Vitalik Buterin: Anything else you wanted to talk about?

Doug French: I would say that I think the Bitcoin detractors miss the point that Bitcoin has a lot in common with gold, the pure mining of it is very similar, it was set up in the same way here it was very easy to get gold in the beginning if you were in the right place at the right time, now it’s harder, it takes rooms full of computer power to create one bitcoin just like it takes one of these shacks of ground to get a gram of gold created. They have a limited supply. I think the guy who really has Bitcoin figure out is probably our common nemesis Paul Krugman. You know, as much as you don’t like to cite him, he kind of understands what Bitcoin is. I personally don’t think deflation is bad, I think deflation is good, it’s bad if you’re a government, a business or individual loaded with debt, but I think for the normal person, to have prices fall with the benefit of technology I think it’s a good thing.
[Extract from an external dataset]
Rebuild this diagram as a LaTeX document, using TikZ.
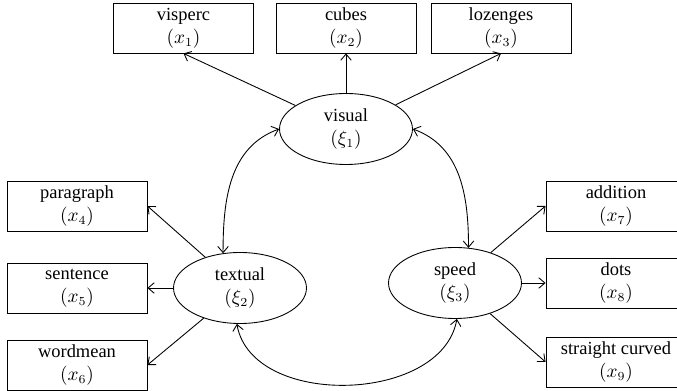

This idea that as money goes up in value and goods go down in price nobody will spend money on anything because they’re going to wait for goods to go down further, I don’t know why people don’t just look at the computer industry and realize that people know that there’s going to be a better version of any machine in 3 months, but they’re not going to starve themselves waiting for products to go down in price. People who say that evidently aren’t married. So, deflation is a good thing, again, except if you are massively in debt or you’re a government that want to buy votes and keep the masses happy with bread and circuses. You know, let’s give anarchy a chance, let’s give Bitcoin a chance.